Governor of Shanxi province was previously sacked as mayor of Beijing over the Sars outbreak
The governor of Shanxi resigned as the death toll from a mudslide triggered by the collapse of an illegal mining dump in the northern Chinese province rose to 254, official media have reported.

Meng Xuenong became governor only eight months ago - a rehabilitation that came five years after he was sacked as mayor of Beijing over the handling of the severe acute respiratory syndrome (Sars) outbreak.

Last Monday's landslide happened when a retaining wall holding back waste at the Tashan iron mine in Xiangfen county, Linfen, crumbled. It unleashed a torrent of sludge which swept down upon a warehouse, a village of as many as 1,300 residents and a busy outdoor market.

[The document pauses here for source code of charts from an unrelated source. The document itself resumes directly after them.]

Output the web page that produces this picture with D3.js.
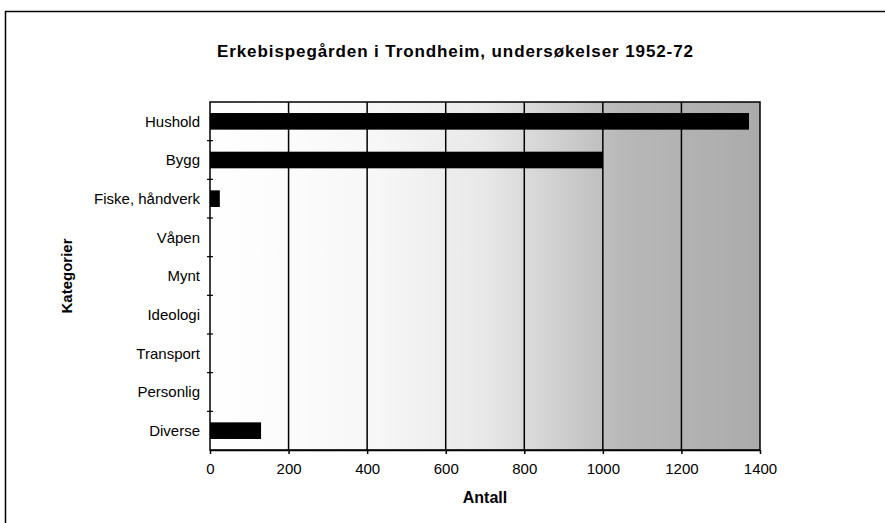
<!DOCTYPE html>
<html>
<head>
<meta charset="utf-8">
<script src="https://cdn.jsdelivr.net/npm/d3@7"></script>
<style>
  body { margin: 0; background: #fff; }
  text { font-family: "Liberation Sans", Arial, sans-serif; fill: #000; }
</style>
</head>
<body>
<div id="chart"></div>
<script>
'use strict';

const categories = ['Hushold', 'Bygg', 'Fiske, håndverk', 'Våpen', 'Mynt', 'Ideologi', 'Transport', 'Personlig', 'Diverse'];
const counts = [1372, 1000, 25, 0, 0, 0, 0, 0, 130];
const xTicks = [0, 200, 400, 600, 800, 1000, 1200, 1400];
const title = 'Erkebispegården i Trondheim, undersøkelser 1952-72';
const xTitle = 'Antall';
const yTitle = 'Kategorier';

const W = 885, H = 523;
const margin = { top: 102, right: 125, bottom: 73, left: 210 };
const width = W - margin.left - margin.right;
const height = H - margin.top - margin.bottom;

const svg = d3.select('#chart').append('svg')
    .attr('width', W)
    .attr('height', H);

// outer frame of the scanned chart
svg.append('rect')
    .attr('x', 5.5).attr('y', 11.5)
    .attr('width', 920).attr('height', 600)
    .attr('fill', 'none')
    .attr('stroke', '#000')
    .attr('stroke-width', 1.5);

// shading of the scan, darker towards the right
const grad = svg.append('defs').append('linearGradient')
    .attr('id', 'scanShade')
    .attr('x1', '0%').attr('x2', '100%').attr('y1', '0%').attr('y2', '0%');
[[0, '#ffffff'], [0.3, '#f7f7f7'], [0.5, '#e8e8e8'], [0.62, '#d2d2d2'], [0.75, '#b8b8b8'], [1, '#ababab']]
    .forEach(s => grad.append('stop').attr('offset', s[0]).attr('stop-color', s[1]));

const g = svg.append('g')
    .attr('transform', `translate(${margin.left},${margin.top})`);

const xScale = d3.scaleLinear()
    .domain([0, 1400])
    .range([0, width]);

const yScale = d3.scaleBand()
    .domain(categories)
    .range([0, height])
    .paddingInner(0.57)
    .paddingOuter(0.285);

g.append('rect')
    .attr('width', width).attr('height', height)
    .attr('fill', 'url(#scanShade)');

// vertical gridlines
g.selectAll('line.grid')
    .data(xTicks.slice(1, -1))
    .join('line')
    .attr('class', 'grid')
    .attr('x1', d => xScale(d)).attr('x2', d => xScale(d))
    .attr('y1', 0).attr('y2', height)
    .attr('stroke', '#000')
    .attr('stroke-width', 1.5);

// bars
g.selectAll('rect.bar')
    .data(categories.map((c, i) => ({ c, v: counts[i] })).filter(d => d.v > 0))
    .join('rect')
    .attr('class', 'bar')
    .attr('x', 0)
    .attr('y', d => yScale(d.c))
    .attr('width', d => xScale(d.v))
    .attr('height', yScale.bandwidth())
    .attr('fill', '#000');

// plot frame
g.append('rect')
    .attr('width', width).attr('height', height)
    .attr('fill', 'none')
    .attr('stroke', '#000')
    .attr('stroke-width', 1.5);

// x axis
const xAxis = g.append('g')
    .attr('transform', `translate(0,${height})`)
    .call(d3.axisBottom(xScale).tickValues(xTicks).tickFormat(d3.format('d'))
        .tickSize(4).tickSizeOuter(0).tickPadding(9));
xAxis.select('.domain').attr('stroke-width', 1.5);
xAxis.selectAll('.tick line').attr('stroke-width', 1.5);
xAxis.selectAll('.tick text')
    .style('font-size', '15px')
    .style('font-family', '"Liberation Sans", Arial, sans-serif');

// y axis: ticks at category boundaries crossing the axis
const step = yScale.step();
const boundaries = categories.slice(1).map(c => yScale(c) - step * yScale.paddingInner() / 2);
g.selectAll('line.ytick')
    .data(boundaries)
    .join('line')
    .attr('class', 'ytick')
    .attr('x1', -3).attr('x2', 3)
    .attr('y1', d => d).attr('y2', d => d)
    .attr('stroke', '#000')
    .attr('stroke-width', 1.2);

g.selectAll('text.ylab')
    .data(categories)
    .join('text')
    .attr('class', 'ylab')
    .attr('x', -10)
    .attr('y', d => yScale(d) + yScale.bandwidth() / 2)
    .attr('dy', '0.35em')
    .attr('text-anchor', 'end')
    .style('font-size', '15px')
    .text(d => d);

// titles
svg.append('text')
    .attr('x', 455)
    .attr('y', 57)
    .attr('text-anchor', 'middle')
    .attr('textLength', 476)
    .attr('lengthAdjust', 'spacing')
    .style('font-size', '17px')
    .style('font-weight', 'bold')
    .text(title);

svg.append('text')
    .attr('x', margin.left + width / 2)
    .attr('y', 503)
    .attr('text-anchor', 'middle')
    .style('font-size', '16px')
    .style('font-weight', 'bold')
    .text(xTitle);

svg.append('text')
    .attr('transform', `translate(72,${margin.top + height / 2}) rotate(-90)`)
    .attr('text-anchor', 'middle')
    .style('font-size', '15px')
    .style('font-weight', 'bold')
    .text(yTitle);
</script>
</body>
</html>
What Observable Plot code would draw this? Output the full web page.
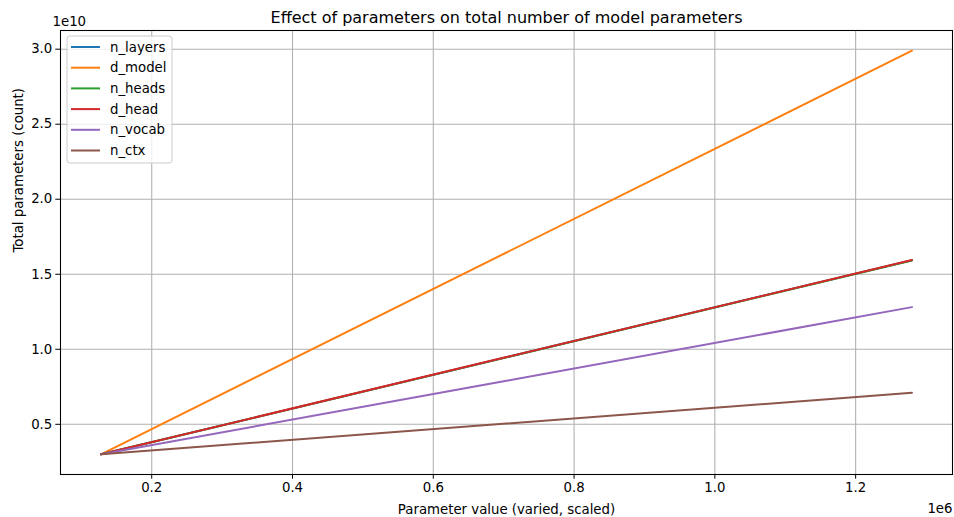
<!DOCTYPE html>
<html>
<head>
<meta charset="utf-8">
<script src="https://cdn.jsdelivr.net/npm/d3@7"></script>
<script src="https://cdn.jsdelivr.net/npm/@observablehq/plot@0.6"></script>
<style>
  html, body { margin: 0; padding: 0; background: white; }
  #chart { width: 954px; height: 517px; overflow: hidden; }
</style>
</head>
<body>
<div id="chart"></div>
<script>
// ---- data ----
const seriesNames = ["n_layers", "d_model", "n_heads", "d_head", "n_vocab", "n_ctx"];
const seriesColors = ["#1f77b4", "#ff7f0e", "#2ca02c", "#d62728", "#9467bd", "#8c564b"];
const paramValues = [128000, 704000, 1280000];
const nLayers = [3.0e9, 9.47e9, 15.94e9];
const dModel  = [3.0e9, 16.45e9, 29.9e9];
const nHeads  = [3.0e9, 9.46e9, 15.92e9];
const dHead   = [3.0e9, 9.48e9, 15.95e9];
const nVocab  = [3.0e9, 7.90e9, 12.81e9];
const nCtx    = [3.0e9, 5.05e9, 7.10e9];
const xTicks = [200000, 400000, 600000, 800000, 1000000, 1200000];
const yTicks = [5e9, 10e9, 15e9, 20e9, 25e9, 30e9];
const titleText = "Effect of parameters on total number of model parameters";
const xLabel = "Parameter value (varied, scaled)";
const yLabel = "Total parameters (count)";

const seriesValues = [nLayers, dModel, nHeads, dHead, nVocab, nCtx];
const rows = [];
seriesNames.forEach((name, i) => {
  paramValues.forEach((x, j) => rows.push({series: name, x, y: seriesValues[i][j]}));
});

const font = "DejaVu Sans, Liberation Sans, sans-serif";
const gridColor = "#b0b0b0";
const fs = 13.3;

const plot = Plot.plot({
  width: 954,
  height: 517,
  marginLeft: 60,
  marginRight: 2,
  marginTop: 30,
  marginBottom: 43,
  style: {fontFamily: font, fontSize: fs + "px", background: "white", color: "black"},
  x: {domain: [70400, 1337600], label: null},
  y: {domain: [1.655e9, 3.1245e10], label: null},
  color: {domain: seriesNames, range: seriesColors},
  marks: [
    Plot.gridX(xTicks, {stroke: gridColor, strokeOpacity: 1, strokeWidth: 1.07}),
    Plot.gridY(yTicks, {stroke: gridColor, strokeOpacity: 1, strokeWidth: 1.07}),
    Plot.line(rows, {x: "x", y: "y", z: "series", stroke: "series", strokeWidth: 2}),
    Plot.frame({stroke: "black", strokeWidth: 1.07}),
    Plot.axisX(xTicks, {tickSize: 4.7, tickPadding: 3.5, tickFormat: d => (d / 1e6).toFixed(1), label: null, fontSize: fs}),
    Plot.axisY(yTicks, {tickSize: 4.7, tickPadding: 3.5, tickFormat: d => (d / 1e10).toFixed(1), label: null, fontSize: fs}),
    Plot.text([titleText], {text: d => d, frameAnchor: "top", lineAnchor: "middle", dy: -13, fontSize: 16}),
    Plot.text([xLabel], {text: d => d, frameAnchor: "bottom", lineAnchor: "middle", dy: 35, fontSize: fs}),
    Plot.text([yLabel], {text: d => d, frameAnchor: "left", lineAnchor: "middle", dx: -42, rotate: -90, fontSize: fs}),
    Plot.text(["1e10"], {text: d => d, frameAnchor: "top-left", lineAnchor: "middle", textAnchor: "start", dx: -8, dy: -9, fontSize: fs}),
    Plot.text(["1e6"], {text: d => d, frameAnchor: "bottom-right", lineAnchor: "middle", textAnchor: "end", dx: 0, dy: 34, fontSize: fs})
  ]
});

document.getElementById("chart").appendChild(plot);

// legend (matplotlib-style, upper left)
const svg = d3.select(plot);
const lg = svg.append("g").attr("font-family", font).attr("font-size", fs).attr("text-anchor", "start");
lg.append("rect")
  .attr("x", 67).attr("y", 36).attr("width", 105).attr("height", 127)
  .attr("rx", 3).attr("fill", "white").attr("fill-opacity", 0.8)
  .attr("stroke", "#cccccc").attr("stroke-width", 1);
seriesNames.forEach((name, i) => {
  const yy = 47 + i * 20.7;
  lg.append("line").attr("x1", 71).attr("x2", 100).attr("y1", yy).attr("y2", yy)
    .attr("stroke", seriesColors[i]).attr("stroke-width", 2);
  lg.append("text").attr("x", 110).attr("y", yy).attr("dy", "0.35em")
    .attr("fill", "black").attr("text-anchor", "start").text(name);
});
</script>
</body>
</html>
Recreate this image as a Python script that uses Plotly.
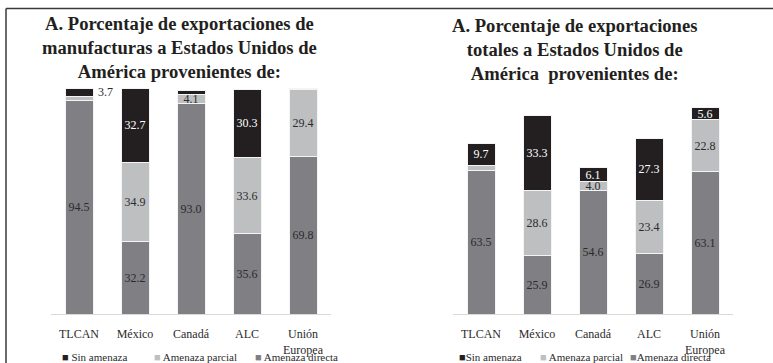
import plotly.graph_objects as go

# ---------------- data ----------------
categories = ["TLCAN", "México", "Canadá", "ALC", "Unión<br>Europea"]

manuf_directa = [94.5, 32.2, 93.0, 35.6, 69.8]
manuf_parcial = [1.8, 34.9, 4.1, 33.6, 29.4]
manuf_sin = [3.7, 32.7, 1.9, 30.3, 0.8]

total_directa = [63.5, 25.9, 54.6, 26.9, 63.1]
total_parcial = [2.3, 28.6, 4.0, 23.4, 22.8]
total_sin = [9.7, 33.3, 6.1, 27.3, 5.6]

series_names = ["Amenaza directa", "Amenaza parcial", "Sin amenaza"]
legend_items = ["Sin amenaza", "Amenaza parcial", "Amenaza directa"]
title_left = "A. Porcentaje de exportaciones de<br>manufacturas a Estados Unidos de<br>América provenientes de:"
title_right = "A. Porcentaje de exportaciones<br>totales a Estados Unidos de<br>América\u00a0 provenientes de:"

# ---------------- style ----------------
W, H = 773, 363
SERIF = "Liberation Serif"
colors = {"Amenaza directa": "#807f83", "Amenaza parcial": "#bebfc1", "Sin amenaza": "#231f20"}
text_colors = {"Amenaza directa": "#2b2b2b", "Amenaza parcial": "#2b2b2b", "Sin amenaza": "#ffffff"}


def px_x(p):
    return p / W


def px_y(p):
    return 1 - p / H


fig = go.Figure()
annotations = []

panels = [
    ("x", "y", [manuf_directa, manuf_parcial, manuf_sin]),
    ("x2", "y2", [total_directa, total_parcial, total_sin]),
]

for xa, ya, vals in panels:
    base = [0.0] * len(categories)
    for name, v in zip(series_names, vals):
        labels = [f"{x:.1f}" if x >= 4 else "" for x in v]
        fig.add_trace(go.Bar(
            x=categories, y=v, name=name, xaxis=xa, yaxis=ya,
            marker=dict(color=colors[name], line=dict(color="#f4f4f4", width=1)),
            text=labels, textposition="inside", insidetextanchor="middle",
            textangle=0, constraintext="none",
            textfont=dict(family=SERIF, size=12, color=text_colors[name]),
            showlegend=False, hoverinfo="skip",
        ))
        # small values that are labelled outside the bar
        for i, x in enumerate(v):
            if 3 <= x < 4:
                annotations.append(dict(
                    x=categories[i], y=base[i] + x / 2, xref=xa, yref=ya,
                    text=f"{x:.1f}", showarrow=False, xanchor="left", yanchor="middle",
                    xshift=17, font=dict(family=SERIF, size=12, color="#2b2b2b"),
                ))
        base = [b + x for b, x in zip(base, v)]

axis_common = dict(
    showline=True, linecolor="#d9d9d9", linewidth=1, showgrid=False, zeroline=False,
    ticks="", tickfont=dict(family=SERIF, size=12, color="#2b2b2b"),
    ticklabelstandoff=9, fixedrange=True,
)
yaxis_common = dict(range=[0, 100], visible=False, showgrid=False, zeroline=False, fixedrange=True)

y_dom = [px_y(314), px_y(88)]
fig.update_layout(
    width=W, height=H,
    margin=dict(l=0, r=0, t=0, b=0),
    paper_bgcolor="white", plot_bgcolor="white",
    font=dict(family=SERIF),
    barmode="stack", bargap=0.5,
    xaxis=dict(domain=[px_x(51), px_x(331)], anchor="y", **axis_common),
    yaxis=dict(domain=y_dom, anchor="x", **yaxis_common),
    xaxis2=dict(domain=[px_x(453), px_x(733)], anchor="y2", **axis_common),
    yaxis2=dict(domain=y_dom, anchor="x2", **yaxis_common),
)

# titles
for tx, cx, cy in [(title_left, 179, 47.5), (title_right, 574, 49.5)]:
    annotations.append(dict(
        x=px_x(cx), y=px_y(cy), xref="paper", yref="paper", text=f"<b>{tx}</b>",
        showarrow=False, xanchor="center", yanchor="middle", align="center",
        font=dict(family=SERIF, size=18.6, color="#231f20"),
    ))

# legends (text)
legend_rows = [
    ([60, 152, 253], [" ", " ", " "]),
    ([457, 538, 628], ["", " ", ""]),
]
for xs, seps in legend_rows:
    for name, lx, sep in zip(legend_items, xs, seps):
        annotations.append(dict(
            x=px_x(lx), y=px_y(357), xref="paper", yref="paper",
            text=f"<span style='color:{colors[name]}'>■</span>{sep}{name}",
            showarrow=False, xanchor="left", yanchor="middle",
            font=dict(family=SERIF, size=11, color="#2b2b2b"),
        ))

fig.update_layout(annotations=annotations)

# frame lines
fig.add_shape(type="line", xref="paper", yref="paper",
              x0=px_x(6), x1=px_x(6), y0=0, y1=px_y(8.5),
              line=dict(color="#3a3a3a", width=1.5))
fig.add_shape(type="line", xref="paper", yref="paper",
              x0=px_x(6), x1=1, y0=px_y(8.5), y1=px_y(8.5),
              line=dict(color="#3a3a3a", width=1.5))

fig.write_html("out.html", config={"displayModeBar": False},
               post_script="document.body.style.margin='0';")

Rescuers had found 254 bodies by late Saturday and identified 151 of them by today, a duty officer surnamed Gao at the Shanxi provincial government told the Associated Press agency.

Around a thousand rescue workers are still combing through 74 acres of sludge and waste covering the area, where hundreds more people could be buried.

"This is the toughest phase of the ongoing rescue," Lian Zhendong, chief of the rescue headquarters, told the state news agency Xinhua.

"We will do our utmost to finish the search in three to five days."

Villager Li Dengfeng, 30, told Xinhua his wife was buried as she bought meat for the Mid-Autumn Festival at the market.

"On that tragic day, I, along with my fellow villagers, was excavating the silt with spades like we were crazy," he added. Xinhua said Li found his wife's body two days later in the thick mud.

Identifying many of the bodies has proved difficult because a large number of the victims were unregistered migrants employed at the illegal mine, state media have said.

Meng resigned his post at a standing committee session of the Shanxi People's Congress yesterday, Xinhua said, adding that Zhang Jianmin, a vice-governor, was removed from his post at the same meeting.

Meng was tipped as a rising star when he became mayor of Beijing in 2003. But he was sacked within months after it emerged that city officials had tried to cover up the spread of Sars to the capital. The outbreak killed almost 350 people on the mainland and hospitalized 2000.

He became deputy director of a major water project, but kept his position on the Communist party's powerful Central Committee and by last year had become vice-governor in Shanxi.

The authorities underlined their focus on safety in the wake of the disaster by appointing Wang Jun, who has been overseeing rescue efforts, as acting director.

Wang, 56, was born in Shanxi province and is director of the State Administration for Work Safety.